Um grupo de 6 “notáveis”, sem ligações partidárias, propõe uma série de contribuições para o próximo presidente. O documento, apesar de se pretender apartidário, usa terminologia bem conhecida: “Contribuições para um governo democrático e progressista”. E, para ficar claro do que se trata, o documento foi apresentado a todos os candidatos, “menos para Bolsonaro”. Interessante o conceito de democracia deste grupo, que exclui um dos candidatos do jogo democrático. Mas enfim, não é este o foco do post.
E o que o grupo “democrático e progressista” propõe? Tomando o risco de ter lido somente o resumo do jornal e não o documento inteiro, a única proposta no campo fiscal prevê “gastos acima do teto em 1% do PIB sem aumento da carga tributária”.
O novo arcabouço fiscal é tratado como uma espécie de meteoro, que virá em algum momento no futuro. Mas, “enquanto o novo regime fiscal não vem”, o grupo de “notáveis” sugere que gastar acima do teto não tem problema nenhum.
Li com atenção as propostas, em busca do que seria esse “novo regime fiscal”. Saí de mãos vazias. Não há nenhuma sugestão para retomar o equilíbrio do orçamento. Há sim, sugestões de reformas administrativa e tributária, mas não há metas de resultado fiscal, nem de superávit primário, nem alguma limitação de gastos. É um pouco como prometer fazer regime mas sem nunca subir na balança para medir o progresso.
Há uma contradição insanável nessa proposta: não é possível manter indefinidamente gastos acima do teto sem aumento de carga tributária, a não ser que se queira que a dívida pública aumente explosivamente. Qualquer regime fiscal deverá limitar os gastos ou aumentar a carga tributária, ou ambos, de modo a retomar a produção de superávits primários. Não há mágica. Agora, alguém consegue imaginar programas iniciados durante o período de “licença para gastar” sendo descontinuados depois que o “novo regime fiscal chegar”? Uma proposta desse tipo somente torna mais difícil ainda a solução do problema fiscal brasileiro.
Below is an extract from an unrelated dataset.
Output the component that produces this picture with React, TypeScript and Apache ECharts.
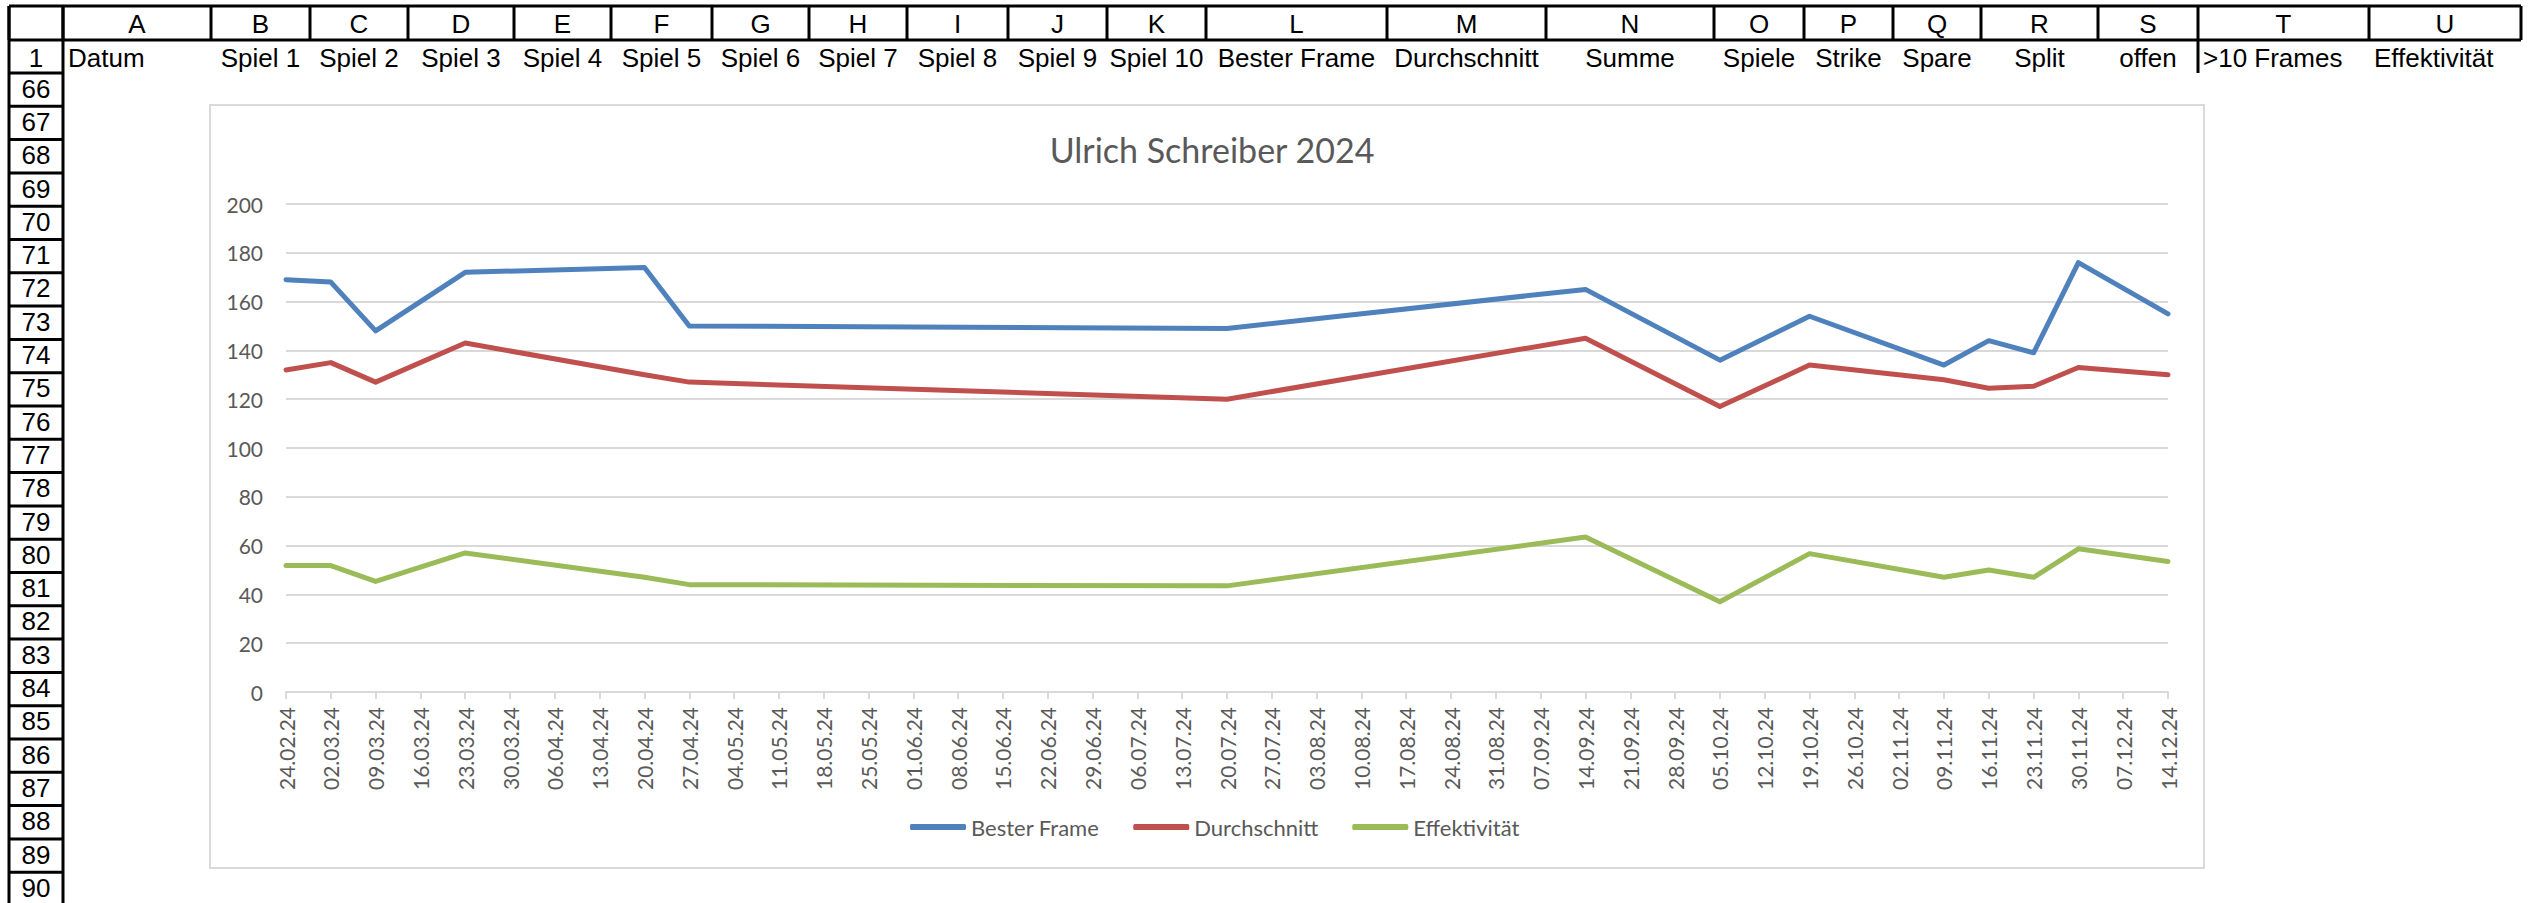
import React, { useEffect, useRef } from 'react';
import * as echarts from 'echarts';

// ---- chart data ----
const weekLabels = [
  '24.02.24', '02.03.24', '09.03.24', '16.03.24', '23.03.24', '30.03.24', '06.04.24', '13.04.24',
  '20.04.24', '27.04.24', '04.05.24', '11.05.24', '18.05.24', '25.05.24', '01.06.24', '08.06.24',
  '15.06.24', '22.06.24', '29.06.24', '06.07.24', '13.07.24', '20.07.24', '27.07.24', '03.08.24',
  '10.08.24', '17.08.24', '24.08.24', '31.08.24', '07.09.24', '14.09.24', '21.09.24', '28.09.24',
  '05.10.24', '12.10.24', '19.10.24', '26.10.24', '02.11.24', '09.11.24', '16.11.24', '23.11.24',
  '30.11.24', '07.12.24', '14.12.24',
];
const pointDates = [
  '24.02.24', '02.03.24', '09.03.24', '23.03.24', '20.04.24', '27.04.24', '20.07.24', '14.09.24',
  '05.10.24', '19.10.24', '09.11.24', '16.11.24', '23.11.24', '30.11.24', '14.12.24',
];
const besterFrame = [169, 168, 148, 172, 174, 150, 149, 165, 136, 154, 134, 144, 139, 176, 155];
const durchschnitt = [132, 135, 127, 143, 130, 127, 120, 145, 117, 134, 128, 124.5, 125.3, 133, 130];
const effektivitaet = [51.8, 51.8, 45.3, 57, 47, 44, 43.5, 63.5, 37, 56.7, 47, 50, 47, 58.7, 53.5];
const seriesNames = ['Bester Frame', 'Durchschnitt', 'Effektivität'];
const chartTitle = 'Ulrich Schreiber 2024';

// ---- spreadsheet texts ----
const columnLetters = ['A', 'B', 'C', 'D', 'E', 'F', 'G', 'H', 'I', 'J', 'K', 'L', 'M', 'N', 'O', 'P', 'Q', 'R', 'S', 'T', 'U'];
const headerLabels = [
  'Datum', 'Spiel 1', 'Spiel 2', 'Spiel 3', 'Spiel 4', 'Spiel 5', 'Spiel 6', 'Spiel 7', 'Spiel 8',
  'Spiel 9', 'Spiel 10', 'Bester Frame', 'Durchschnitt', 'Summe', 'Spiele', 'Strike', 'Spare',
  'Split', 'offen', '>10 Frames', 'Effektivität',
];
const rowNumbers = [
  '1', '66', '67', '68', '69', '70', '71', '72', '73', '74', '75', '76', '77', '78', '79', '80',
  '81', '82', '83', '84', '85', '86', '87', '88', '89', '90',
];

// ---- layout (pixels) ----
const colEdges = [9, 63, 211, 310, 408, 514, 611, 712, 809, 907, 1008, 1107, 1206, 1387, 1546, 1714, 1804, 1893, 1981, 2098, 2198, 2369, 2521];
const TOP = 6;
const HEADER_BOTTOM = 40;
const ROW1_BOTTOM = 73;
const ROW_H = 33.3;
const SHEET_FONT = '"Liberation Sans", Arial, sans-serif';
const CHART_FONT = 'Lato, "Open Sans", sans-serif';
const leftAligned = new Set([0, 19, 20]);

function buildSheetGraphics() {
  const els: any[] = [];
  const line = (x1: number, y1: number, x2: number, y2: number) => ({
    type: 'line', silent: true, z: 100,
    shape: { x1, y1, x2, y2 },
    style: { stroke: '#000', lineWidth: 3 },
  });
  const text = (t: string, x: number, y: number, align: string) => ({
    type: 'text', silent: true, z: 100, x, y,
    style: {
      text: t, fontSize: 26, lineHeight: 26, fontFamily: SHEET_FONT, fill: '#000',
      align, verticalAlign: 'middle', textAlign: align, textVerticalAlign: 'middle',
    },
  });
  const right = colEdges[colEdges.length - 1];
  els.push(line(colEdges[0], TOP, right, TOP));
  els.push(line(colEdges[0], HEADER_BOTTOM, right, HEADER_BOTTOM));
  colEdges.forEach((x) => els.push(line(x, TOP, x, HEADER_BOTTOM)));
  els.push(line(colEdges[0], TOP, colEdges[0], 910));
  els.push(line(colEdges[1], TOP, colEdges[1], 910));
  // row header boundaries
  const rowBounds: number[] = [ROW1_BOTTOM];
  for (let k = 1; k < rowNumbers.length; k++) rowBounds.push(ROW1_BOTTOM + k * ROW_H);
  rowBounds.forEach((y) => els.push(line(colEdges[0], y, colEdges[1], y)));
  // border left of T in row 1
  els.push(line(colEdges[20], HEADER_BOTTOM, colEdges[20], ROW1_BOTTOM));
  // column letters
  columnLetters.forEach((c, i) => {
    els.push(text(c, (colEdges[i + 1] + colEdges[i + 2]) / 2, (TOP + HEADER_BOTTOM) / 2 + 1, 'center'));
  });
  // row 1 labels
  headerLabels.forEach((h, i) => {
    const l = colEdges[i + 1];
    const r = colEdges[i + 2];
    if (leftAligned.has(i)) els.push(text(h, l + 5, (HEADER_BOTTOM + ROW1_BOTTOM) / 2 + 1, 'left'));
    else els.push(text(h, (l + r) / 2, (HEADER_BOTTOM + ROW1_BOTTOM) / 2 + 1, 'center'));
  });
  // row numbers
  rowNumbers.forEach((n, k) => {
    const cy = k === 0 ? (HEADER_BOTTOM + ROW1_BOTTOM) / 2 + 1 : ROW1_BOTTOM + (k - 0.5) * ROW_H - 1;
    els.push(text(n, (colEdges[0] + colEdges[1]) / 2, cy, 'center'));
  });
  // chart frame
  els.push({
    type: 'rect', silent: true, z: -10,
    shape: { x: 210, y: 105, width: 1994, height: 763 },
    style: { fill: 'none', stroke: '#d9d9d9', lineWidth: 2 },
  });
  return els;
}

const colors = ['#4F81BD', '#C0504D', '#9BBB59'];
const values = [besterFrame, durchschnitt, effektivitaet];

export default function App() {
  const ref = useRef<HTMLDivElement>(null);
  useEffect(() => {
    if (!ref.current) return;
    const chart = echarts.init(ref.current, null, { renderer: 'svg' });
    chart.setOption({
      animation: false,
      backgroundColor: '#ffffff',
      title: {
        text: chartTitle,
        left: 1207,
        top: 127,
        textAlign: 'center',
        textStyle: { fontSize: 34, fontWeight: 'normal', color: '#595959', fontFamily: CHART_FONT },
      },
      legend: {
        data: seriesNames,
        left: 905,
        top: 811,
        icon: 'roundRect',
        itemWidth: 56,
        itemHeight: 6,
        itemGap: 34,
        textStyle: { fontSize: 22, color: '#595959', fontFamily: CHART_FONT },
      },
      grid: { left: 286, right: 368, top: 204, bottom: 211, containLabel: false },
      xAxis: {
        type: 'category',
        data: weekLabels,
        boundaryGap: false,
        axisLine: { lineStyle: { color: '#d9d9d9', width: 2 } },
        axisTick: { show: true, length: 7, interval: 0, lineStyle: { color: '#d9d9d9', width: 2 } },
        axisLabel: { rotate: 90, interval: 0, fontSize: 21, color: '#595959', margin: 15, fontFamily: CHART_FONT },
        splitLine: { show: false },
      },
      yAxis: {
        type: 'value',
        min: 0,
        max: 200,
        interval: 20,
        axisLine: { show: false },
        axisTick: { show: false },
        axisLabel: { fontSize: 21, color: '#595959', margin: 23, fontFamily: CHART_FONT },
        splitLine: { lineStyle: { color: '#d9d9d9', width: 2 } },
      },
      series: seriesNames.map((name, s) => ({
        name,
        type: 'line',
        data: pointDates.map((d, i) => [d, values[s][i]]),
        showSymbol: false,
        symbol: 'none',
        color: colors[s],
        lineStyle: { width: 5, color: colors[s], cap: 'round', join: 'round' },
        z: 3,
      })),
      graphic: buildSheetGraphics(),
    });
    return () => chart.dispose();
  }, []);
  return (
    <div
      ref={ref}
      style={{ position: 'fixed', left: 0, top: 0, width: 2536, height: 903, background: '#fff' }}
    />
  );
}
Trata-se de uma proposta em linha com a parte “progressista” dessas “contribuições”, e deve soar como música para partidos “progressistas”, como PT e PDT.
Os seis “renomados notáveis” conseguiram um espaço generoso no jornal com suas “contribuições apartidárias”. A mensagem que fica, no entanto, é que não há unanimidade sobre a urgência de se alcançar um novo equilíbrio fiscal, que aponte para uma trajetória de redução da dívida pública. Talvez quando atingirmos o estágio da Argentina, essa unanimidade seja alcançada. Mas aí poderá ser tarde demais.